Alongside these more punitive
measures, the White Paper includes some more constructive plans to
strengthen community based supervision. The Alcohol Abstinence and Monitoring
Requirement (AAMR) or Sobriety Tag came into force in October and another go at
Problem Solving courts, a return for deferred sentences and more treatment
options are promised.
If and when enacted, any
substantive changes to law will be integrated into the new Sentencing Code which came into force on 1 December, consolidating existing
sentencing procedure law into a single act and making the daunting
technical task of sentencing significantly more straightforward for judges and
magistrates. It is hoped that the Code will ensure that Sentencing
Guidelines are easier to apply than hitherto.
The Sentencing Council has
published two new guidelines, on sentencing offenders with mental
disorders and on firearms offences. While the former is something
of a missed opportunity, the latter breaks new ground by giving
explicit reminders of the disparity in punishments being imposed by the courts
on white, Asian and black offenders.
This follows research published earlier in the year which found that for three drug offences,
when taking into account the main sentencing factors, the sex and ethnicity of
offenders were associated with different sentencing outcomes- for example, the
odds of a Black offender receiving an immediate custodial sentence were 1.4
times the size of the odds for a White offender.
Drawing on the
Court of Appeal case of Manning, the Council
also published a note reminding courts to bear in mind the
practical realities of the effects of the pandemic, and consider whether
increased weight should be given to mitigating factors, given that the impact
of immediate imprisonment is likely to be particularly heavy for some groups of
offenders or their families.
After ten years of work, the
Council has conducted a wide ranging consultation about its future
priorities. My report for Transform Justice argued that it should be
doing much more to limit the use of imprisonment in line with its duty to
consider the costs and effectiveness of sentences and that it may need a
wider remit to fulfil its potential. This may not be easy to achieve given the
“perceptible hardening of the public and political attitude to crime” noted
by the Lord Chief Justice in a significant if somewhat depressing
speech in December. Real or not, the perception of a hardening may
impact on the root and branch review of parole which got underway in
October.
Two voluntary sector
initiatives may help counter the punitive trend. The Sentencing Academy aims to inform public debate and promote effective sentencing
practice. It has reviewed the 20 year old scheme which enables
victims to make a personal statement in court. In other jurisdictions victims
who use the scheme are more satisfied with the sentencing process and there has
been no systematic increase in sentence severity as a result- but we don’t know
if that’s the case here so a comprehensive evaluation is needed.
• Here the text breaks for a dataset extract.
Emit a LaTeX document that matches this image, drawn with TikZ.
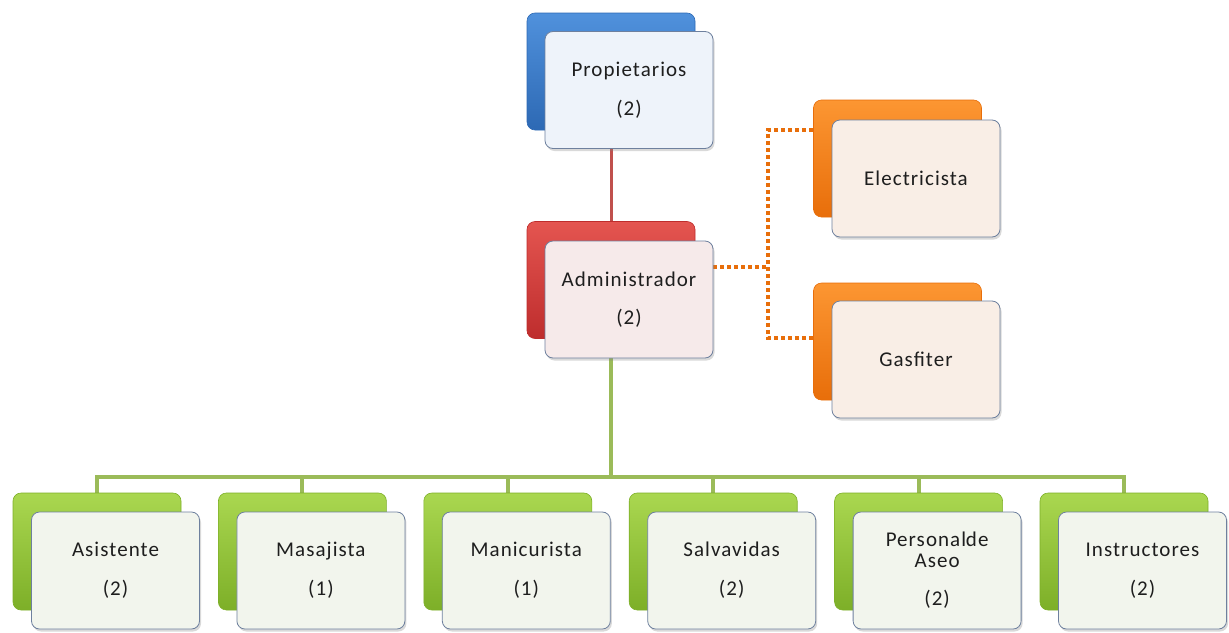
\documentclass[tikz,border=0pt]{standalone}
\usepackage{fontspec}
\newfontfamily\boxfont[LetterSpace=5]{Carlito}
\usetikzlibrary{shapes, shadows, backgrounds}

\definecolor{txt}{RGB}{30,30,30}
\definecolor{frame}{RGB}{110,128,158}
\definecolor{blueT}{RGB}{80,145,220}
\definecolor{blueD}{RGB}{45,105,180}
\definecolor{blueL}{RGB}{238,243,250}
\definecolor{redT}{RGB}{228,85,80}
\definecolor{redD}{RGB}{190,45,45}
\definecolor{redL}{RGB}{246,234,234}
\definecolor{orT}{RGB}{252,150,50}
\definecolor{orD}{RGB}{232,110,10}
\definecolor{orL}{RGB}{249,238,230}
\definecolor{grT}{RGB}{170,215,80}
\definecolor{grD}{RGB}{125,175,40}
\definecolor{grL}{RGB}{242,245,237}
\definecolor{grLine}{RGB}{155,187,89}
\definecolor{rdLine}{RGB}{192,80,77}

\begin{document}
\begin{tikzpicture}[x=1pt, y=-1pt,
  back/.style={rectangle, rounded corners=8pt, minimum width=168pt,
    minimum height=117pt, inner sep=0pt, line width=.6pt},
  front/.style={rectangle, rounded corners=8pt, draw=frame, line width=.8pt,
    minimum width=168pt, minimum height=117pt, inner sep=0pt, align=center,
    text=txt, font=\boxfont\fontsize{21}{21}\selectfont,
    drop shadow={shadow xshift=1.5pt, shadow yshift=-2.5pt, opacity=.3}},
  blueB/.style={back, top color=blueT, bottom color=blueD, draw=blueD},
  redB/.style={back, top color=redT, bottom color=redD, draw=redD},
  orB/.style={back, top color=orT, bottom color=orD, draw=orD},
  grB/.style={back, top color=grT, bottom color=grD, draw=grD},
  solidline/.style={line width=4pt, grLine},
  dotline/.style={line width=4pt, orD, dash pattern=on 4pt off 3pt}]

  \useasboundingbox (0,0) rectangle (1229,632);

  % top of the chart
  \node[blueB] (propB) at (611,71.5) {};
  \node[front, fill=blueL] (prop) at ([shift={(18,18.5)}]propB.center) {Propietarios\\[18pt](2)};
  \node[redB] (admB) at (611,280) {};
  \node[front, fill=redL] (adm) at ([shift={(18,19.5)}]admB.center) {Administrador\\[17pt](2)};

  % support staff
  \node[orB] (elecB) at (897.5,158.5) {};
  \node[front, fill=orL] (elec) at ([shift={(18.5,20)}]elecB.center) {Electricista};
  \node[orB] (gasB) at (897.5,341.5) {};
  \node[front, fill=orL] (gas) at ([shift={(18.5,18)}]gasB.center) {Gasfiter};

  % staff row
  \foreach \n/\t [count=\i from 0] in {asis/{Asistente\\[18pt](2)},
      masa/{Masajista\\[18pt](1)}, mani/{Manicurista\\[18pt](1)},
      salv/{Salvavidas\\[18pt](2)}, aseo/{Personal\hspace{-6pt} de\\Aseo\\[17pt](2)},
      inst/{Instructores\\[18pt](2)}}{
    \node[grB] (\n B) at (97+205.4*\i,551.5) {};
    \node[front, fill=grL] (\n) at ([shift={(18.5,19)}]\n B.center) {\t};
  }

  \coordinate (bus) at (611,477);
  \coordinate (jA) at (768,267);
  \coordinate (jT) at (768,130);
  \coordinate (jB) at (768,338);

  \begin{scope}[on background layer]
    \draw[line width=3pt, rdLine] (propB.south) -- (admB.north);
    \draw[solidline] (admB.south) -- (bus);
    \foreach \n in {asis, masa, mani, salv, aseo, inst}
      \draw[solidline] (bus) -| (\n B.north);
    \draw[dotline] (adm.east |- jA) -- (jA);
    \draw[dotline] (elecB.west |- jT) -- (jT) -- (jB) -- (gasB.west |- jB);
  \end{scope}
\end{tikzpicture}
\end{document}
The Prison Reform Trust has
established an Independent Commission into the Experience of Victims and Long-Term Prisoners which looks to stimulate fresh thinking on the range
of issues from sentencing to parole, particularly in respect of the growing
number people serving very long sentences. The experiences of those receiving
long sentences when young people have been closely studied by Ben Crewe and colleagues.
Something is certainly needed
to put the brakes on the use of imprisonment which is projected to
grow by 25% over the next six years, with demand for places highly likely
to outstrip supply. In the year to June, the average custodial
sentence length was the highest in the decade at 19.5 months for all offences
and 22.0 months for indictable offences. The custody rate for indictable
offences was also the highest in a decade at 35% up from 32% the previous year.
The increases are likely to
have been influenced by the prioritisation of cases during the pandemic. The
public health emergency has of course had many and various impacts on the work
of courts. One minor one seems to have been a delay in progressing the
televising of judges’ sentencing remarks which was announced in
January. I was against this back then but might have been more
positive had I known about the lockdown to come.